▸ **Record excerpts**:
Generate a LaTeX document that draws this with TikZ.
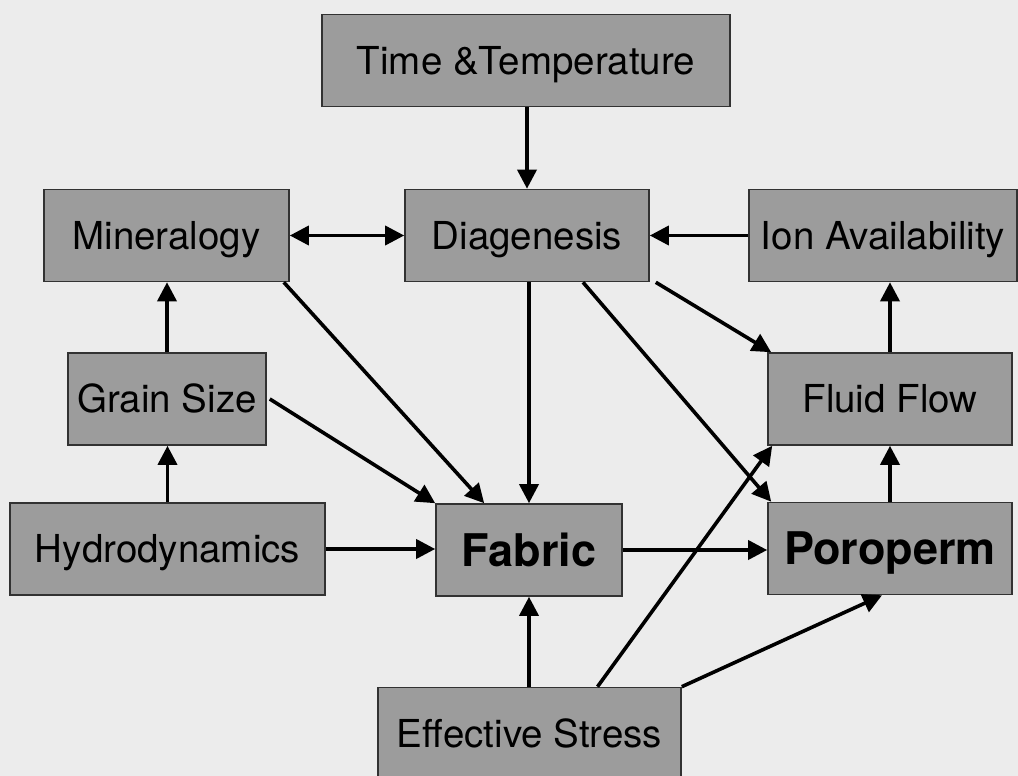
\documentclass[tikz,border=0pt]{standalone}
\usepackage{fontspec}
\setmainfont{TeX Gyre Heros}
\usetikzlibrary{arrows.meta}
\definecolor{boxgray}{RGB}{156,156,156}
\definecolor{edgegray}{RGB}{50,50,50}
\definecolor{paper}{RGB}{236,236,236}
\begin{document}
\begin{tikzpicture}[x=1pt,y=-1pt,
  factor/.style={draw=edgegray, line width=1.6pt, fill=boxgray, minimum height=92pt,
    inner sep=0pt, text height=27.4pt, text depth=0pt,
    font=\fontsize{38.5}{40}\selectfont, text=black},
  keyfactor/.style={factor, text height=32.4pt, font=\fontsize{45}{48}\selectfont\bfseries},
  tip/.style={},
  link/.style={draw=black, line width=3.6pt, -{Triangle[length=19pt,width=19pt]}},
  both/.style={link, {Triangle[length=19pt,width=19pt]}-{Triangle[length=19pt,width=19pt]}}]
\clip (0,0) rectangle (1018,776);
\fill[paper] (0,0) rectangle (1018,776);

% factor boxes
\node[factor, minimum width=408pt] (tt)  at (526,60.5)   {Time \&Temperature};
\node[factor, minimum width=245pt] (min) at (166.5,235.5) {Mineralogy};
\node[factor, minimum width=244pt] (dia) at (527,235.5)   {Diagenesis};
\node[factor, minimum width=268pt] (ion) at (883,235.5)   {Ion Availability};
\node[factor, minimum width=198pt] (gs)  at (167,399)     {Grain Size};
\node[factor, minimum width=244pt] (ff)  at (890,399)     {Fluid Flow};
\node[factor, minimum width=315pt] (hyd) at (167.5,549)   {Hydrodynamics};
\node[keyfactor, minimum width=186pt] (fab) at (529,550)  {Fabric};
\node[keyfactor, minimum width=244pt] (por) at (890,548.5) {Poroperm};
\node[factor, minimum width=303pt] (es)  at (529.5,733.5) {Effective Stress};

% influences
\draw[link] (dia.north |- tt.south) -- (dia.north);
\draw[both] (min.east) -- (dia.west);
\draw[link] (ion.west) -- (dia.east);
\draw[link] (fab.north |- dia.south) -- (fab.north);
\draw[link] ([xshift=-6pt]min.south east) -- ([xshift=49pt]fab.north west);
\draw[link] ([xshift=3pt]gs.east) -- (fab.north west);
\draw[link] (gs.north) -- (gs.north |- min.south);
\draw[link] (hyd.north) -- (hyd.north |- gs.south);
\draw[link] (hyd.east) -- (hyd.east -| fab.west);
\draw[link] (fab.east) -- (fab.east -| por.west);
\draw[link] ([xshift=56pt]dia.south) -- ([xshift=4pt]por.north west);
\draw[link] ([xshift=6pt]dia.south east) -- ([xshift=4pt]ff.north west);
\draw[link] (ff.north) -- (ff.north |- ion.south);
\draw[link] (por.north) -- (ff.south);
\draw[link] (fab.south |- es.north) -- (fab.south);
\draw[link] ([xshift=68pt]es.north) -- ([xshift=5pt]ff.south west);
\draw[link] (es.north east) -- ([xshift=-8pt]por.south);
\end{tikzpicture}
\end{document}
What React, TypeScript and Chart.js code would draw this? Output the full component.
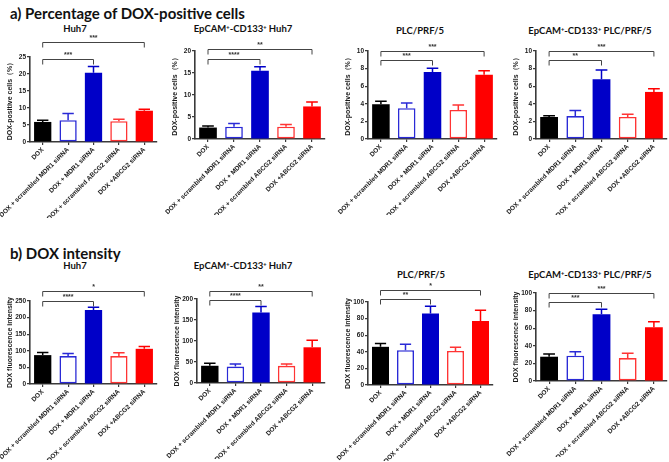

▸ **What to do**:
Reproduce the whole listing above word for word, but not its pictures.

▸ **Answer to the task**:
Generate a LaTeX document that draws this with TikZ.
\documentclass[tikz,border=0pt]{standalone}
\usepackage{fontspec}
\setmainfont{TeX Gyre Heros}
\usetikzlibrary{arrows.meta}
\definecolor{boxgray}{RGB}{156,156,156}
\definecolor{edgegray}{RGB}{50,50,50}
\definecolor{paper}{RGB}{236,236,236}
\begin{document}
\begin{tikzpicture}[x=1pt,y=-1pt,
  factor/.style={draw=edgegray, line width=1.6pt, fill=boxgray, minimum height=92pt,
    inner sep=0pt, text height=27.4pt, text depth=0pt,
    font=\fontsize{38.5}{40}\selectfont, text=black},
  keyfactor/.style={factor, text height=32.4pt, font=\fontsize{45}{48}\selectfont\bfseries},
  tip/.style={},
  link/.style={draw=black, line width=3.6pt, -{Triangle[length=19pt,width=19pt]}},
  both/.style={link, {Triangle[length=19pt,width=19pt]}-{Triangle[length=19pt,width=19pt]}}]
\clip (0,0) rectangle (1018,776);
\fill[paper] (0,0) rectangle (1018,776);

% factor boxes
\node[factor, minimum width=408pt] (tt)  at (526,60.5)   {Time \&Temperature};
\node[factor, minimum width=245pt] (min) at (166.5,235.5) {Mineralogy};
\node[factor, minimum width=244pt] (dia) at (527,235.5)   {Diagenesis};
\node[factor, minimum width=268pt] (ion) at (883,235.5)   {Ion Availability};
\node[factor, minimum width=198pt] (gs)  at (167,399)     {Grain Size};
\node[factor, minimum width=244pt] (ff)  at (890,399)     {Fluid Flow};
\node[factor, minimum width=315pt] (hyd) at (167.5,549)   {Hydrodynamics};
\node[keyfactor, minimum width=186pt] (fab) at (529,550)  {Fabric};
\node[keyfactor, minimum width=244pt] (por) at (890,548.5) {Poroperm};
\node[factor, minimum width=303pt] (es)  at (529.5,733.5) {Effective Stress};

% influences
\draw[link] (dia.north |- tt.south) -- (dia.north);
\draw[both] (min.east) -- (dia.west);
\draw[link] (ion.west) -- (dia.east);
\draw[link] (fab.north |- dia.south) -- (fab.north);
\draw[link] ([xshift=-6pt]min.south east) -- ([xshift=49pt]fab.north west);
\draw[link] ([xshift=3pt]gs.east) -- (fab.north west);
\draw[link] (gs.north) -- (gs.north |- min.south);
\draw[link] (hyd.north) -- (hyd.north |- gs.south);
\draw[link] (hyd.east) -- (hyd.east -| fab.west);
\draw[link] (fab.east) -- (fab.east -| por.west);
\draw[link] ([xshift=56pt]dia.south) -- ([xshift=4pt]por.north west);
\draw[link] ([xshift=6pt]dia.south east) -- ([xshift=4pt]ff.north west);
\draw[link] (ff.north) -- (ff.north |- ion.south);
\draw[link] (por.north) -- (ff.south);
\draw[link] (fab.south |- es.north) -- (fab.south);
\draw[link] ([xshift=68pt]es.north) -- ([xshift=5pt]ff.south west);
\draw[link] (es.north east) -- ([xshift=-8pt]por.south);
\end{tikzpicture}
\end{document}
What React, TypeScript and Chart.js code would draw this? Output the full component.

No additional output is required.